Als het gaat over een toon zingen, over een lied zingen, in hoeverre ben je dan in staat de muziek haar werk te laten doen, je in dienst te stellen van het lied, maar ook je in dienst te stellen van de toon zelf? Komt de techniek van buiten of volgt de techniek misschien de toon van binnen uit? Een interessante zoektocht. Het resultaat kan misschien het zelfde zijn. Namelijk een vrij klinkende resonerende toon. Hoewel ik blijf denken dat met duwen en drukken en pushen en moeten en willen, dat met een dwingende kracht techniek de stem nooit vrij komt en dus het lied de toehoorder niet zal raken. Ontroering kan alleen ontstaan uit liefde en aandacht. Voor jezelf, de muziek en je publiek.

Een mooie vergelijking met het Taoïsme dringt zich aan me op. Een oosterse wijsheid, waarin onder andere sprake is van Woe Wei. De kunst van het niet doen, niet handelen, niet vechten en onszelf niet in de weg staan, maar juist een weg vrij maken voor ons zelf, door het toestaan van zachtere krachten, die vanzelf voor ons gaan werken. Doen en zingen dus, door niet in te grijpen. Je wordt gezongen, het zingt zich, meer dan dat je met druk en kracht een toon produceert. Maar wel met heel veel aandacht en liefde voor die toon. Zoals je ook met aandacht en liefde je leven kunt beleven, vanuit verlangen en weten wie je ten diepste bent, vanuit vertrouwen op je innerlijk pad. Het leven zal zich als vanzelf voor je gaan leven en zingen.

woensdag 2 februari 2011

Energie.

'Waarom ben ik nou niet dood gegaan?' zei ze na de zware griep, die haar had gevloerd.
Ik wist het niet. Ja, ik kon van alles bedenken aan spiritueel diep en wijs gepraat, maar wie ben ik? De dochter van mijn moeder en die wil dood. Moet ik dan aankomen met dat ze nog wat te leren heeft hier in dit leven? Ik kan van alles bedenken hoor: Overgave, geduld, dankbaarheid. Maar tsjonge wat klinkt dat pretentieus en bekend ook. Wie de schoen past..., en de balk in je eigen oog niet zien, terwijl je het hebt over de splinter in die van de ander!? Van mijn moeder nog wel.
En dan de confrontatie met het hele gebeuren rond het oud worden. Waar ben ik over dertig jaar? Hoe zit ik erbij als ik negentig ben, als ik dat al haal en moet ik dat willen halen?

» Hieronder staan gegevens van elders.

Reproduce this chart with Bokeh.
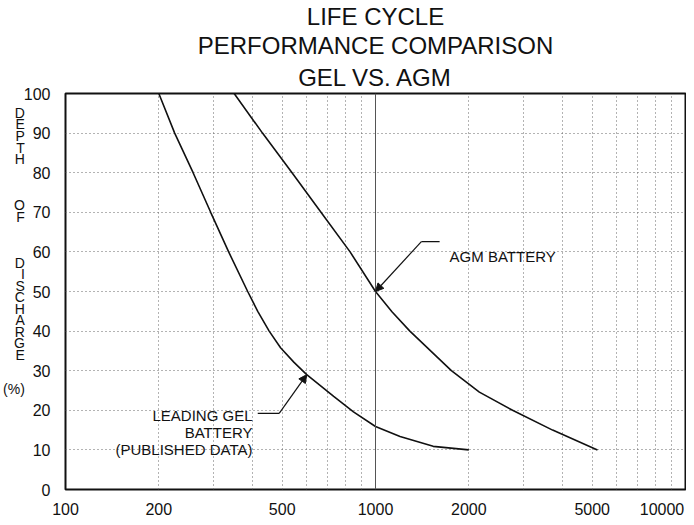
from bokeh.plotting import figure
from bokeh.models import FixedTicker, Span, Arrow, NormalHead, Title
from bokeh.core.properties import value
from bokeh.embed import file_html
from bokeh.resources import INLINE

# ---------------- data ----------------
gel_cycles = [200, 225, 258, 294, 336, 387, 417, 454, 494, 546, 600, 733, 849, 1000, 1200, 1535, 2000]
gel_dod = [100, 90, 80, 70, 60, 50, 45, 40, 35.8, 32.1, 29.0, 23.5, 19.6, 15.9, 13.4, 10.9, 10]

agm_cycles = [350, 432, 538, 667, 828, 1000, 1130, 1291, 1757, 2163, 2768, 3727, 5200]
agm_dod = [100, 90, 80, 70, 60, 50, 44.9, 40, 30, 24.6, 20, 15, 10]

x_tick_values = [100, 200, 500, 1000, 2000, 5000, 10000]
x_tick_labels = ["100", "200", "500", "1000", "2000", "5000", "10000"]
x_grid_values = [200, 300, 400, 500, 600, 700, 800, 900,
                 2000, 3000, 4000, 5000, 6000, 7000, 8000, 9000]
y_tick_values = [0, 10, 20, 30, 40, 50, 60, 70, 80, 90, 100]

title_lines = ["LIFE CYCLE", "PERFORMANCE COMPARISON", "GEL VS. AGM"]
agm_label = "AGM BATTERY"
gel_label = ["LEADING GEL", "BATTERY", "(PUBLISHED DATA)"]
y_title_words = ["DEPTH", "OF", "DISCHARGE"]
y_title_unit = "(%)"

FONT = "Liberation Sans"
INK = "#111111"

p = figure(width=686, height=520, x_axis_type="log",
           x_range=(100, 10000), y_range=(0, 100),
           output_backend="svg", toolbar_location=None,
           min_border_left=62, min_border_right=1,
           min_border_top=88, min_border_bottom=31)

p.background_fill_color = "white"
p.border_fill_color = "white"
p.outline_line_color = INK
p.outline_line_width = 2

# title: three centred lines; p.title is the outermost, added titles stack from the frame up
def style_title(t, standoff):
    t.align = "center"
    t.offset = -18
    t.text_font = FONT
    t.text_font_size = "24px"
    t.text_font_style = "normal"
    t.text_color = INK
    t.standoff = standoff

p.title.text = title_lines[0]
style_title(p.title, 0)
t3 = Title(text=title_lines[2])
style_title(t3, 6)
p.add_layout(t3, "above")
t2 = Title(text=title_lines[1])
style_title(t2, 0)
p.add_layout(t2, "above")

# axes
label_positions = x_tick_values[:-1] + [8400]  # last label kept inside the right edge
p.xaxis.ticker = FixedTicker(ticks=label_positions)
p.xaxis.major_label_overrides = {pos: lab for pos, lab in zip(label_positions, x_tick_labels)}
p.yaxis.ticker = FixedTicker(ticks=y_tick_values)
for ax in (p.xaxis, p.yaxis):
    ax.axis_line_color = None
    ax.major_tick_line_color = None
    ax.minor_tick_line_color = None
    ax.major_tick_out = 0
    ax.major_tick_in = 0
    ax.major_label_text_font = FONT
    ax.major_label_text_font_size = "16px"
    ax.major_label_text_color = INK
p.xaxis.major_label_standoff = 13
p.yaxis.major_label_standoff = 15

# y-axis title written as stacked letters, word gaps as blank lines
stack = []
stack += list(y_title_words[0]) + ["", "", ""]
stack += list(y_title_words[1]) + ["", "", ""]
stack += list(y_title_words[2]) + ["", ""]
stack += [y_title_unit]
stack += [""] * 7  # keeps the stack in the upper part of the axis, as in the original
p.yaxis.axis_label = "\n".join(stack)
p.yaxis.axis_label_orientation = "horizontal"
p.yaxis.axis_label_text_align = "center"
p.yaxis.axis_label_text_font = FONT
p.yaxis.axis_label_text_font_size = "14px"
p.yaxis.axis_label_text_font_style = "normal"
p.yaxis.axis_label_text_color = INK
p.yaxis.axis_label_text_line_height = 0.72
p.yaxis.axis_label_standoff = -4

# grid
p.xgrid.ticker = FixedTicker(ticks=x_grid_values)
p.ygrid.ticker = FixedTicker(ticks=y_tick_values[1:-1])
for g in (p.xgrid, p.ygrid):
    g.grid_line_color = "#666666"
    g.grid_line_dash = "1 3"
    g.grid_line_width = 1

p.add_layout(Span(location=1000, dimension="height", line_color="#555555", line_width=1))

# curves
p.line(gel_cycles, gel_dod, line_color=INK, line_width=1.6)
p.line(agm_cycles, agm_dod, line_color=INK, line_width=1.6)

# annotations: AGM
agm_tip = (agm_cycles[5], agm_dod[5])
agm_elbow = (1406, 62.6)
p.add_layout(Arrow(end=NormalHead(size=8, fill_color=INK, line_color=INK),
                   x_start=agm_elbow[0], y_start=agm_elbow[1],
                   x_end=agm_tip[0], y_end=agm_tip[1],
                   line_color=INK, line_width=1.2))
p.line([agm_elbow[0], 1610], [agm_elbow[1], agm_elbow[1]], line_color=INK, line_width=1.2)
p.text(x=[1734], y=[58.9], text=[agm_label], text_font=value(FONT),
       text_font_size=value("15px"), text_align="left", text_baseline="middle",
       text_color=INK)

# annotations: GEL
gel_tip = (gel_cycles[10], gel_dod[10])
gel_elbow = (489, 19.2)
p.add_layout(Arrow(end=NormalHead(size=8, fill_color=INK, line_color=INK),
                   x_start=gel_elbow[0], y_start=gel_elbow[1],
                   x_end=gel_tip[0], y_end=gel_tip[1],
                   line_color=INK, line_width=1.2))
p.line([417, gel_elbow[0]], [gel_elbow[1], gel_elbow[1]], line_color=INK, line_width=1.2)
p.text(x=[401, 401, 401], y=[18.6, 14.5, 10.2], text=gel_label, text_font=value(FONT),
       text_font_size=value("15px"), text_align="right", text_baseline="middle",
       text_color=INK)

open("out.html", "w").write(file_html(p, INLINE))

Zal ik met haar gaan zingen?
Toen ik tijdens de kerstperiode een concertje en workshop gaf in het huis waar ze verblijft, keek ze me, vooral tijdens het workshopje met grote ogen aan. Met stomheid geslagen leek het wel. Wat stond haar dochter daar met haar armen te zwaaien en ah en oh te roepen om energie te genereren bij de bewoners? 'Je moet wel mee doen hoor mam' zei ik lachend. En daar ging ze, daar gingen we. Geweldig was dat!

Misschien kan ik, als ik haar opzoek ook met en voor haar zingen. Misschien brengen mijn tonen haar energie. Misschien kan ze zelf al zingend nog wat levensenergie vinden. Als dat eens zou kunnen?! De energie scheppende stem.
In een volgend leven en hoger bewustzijn is vast een overvloed aan tonen, klanken, trilling en prachtige energie.
Maar daar moet mijn moeder nog even op wachten en ik weet ook niet waarom.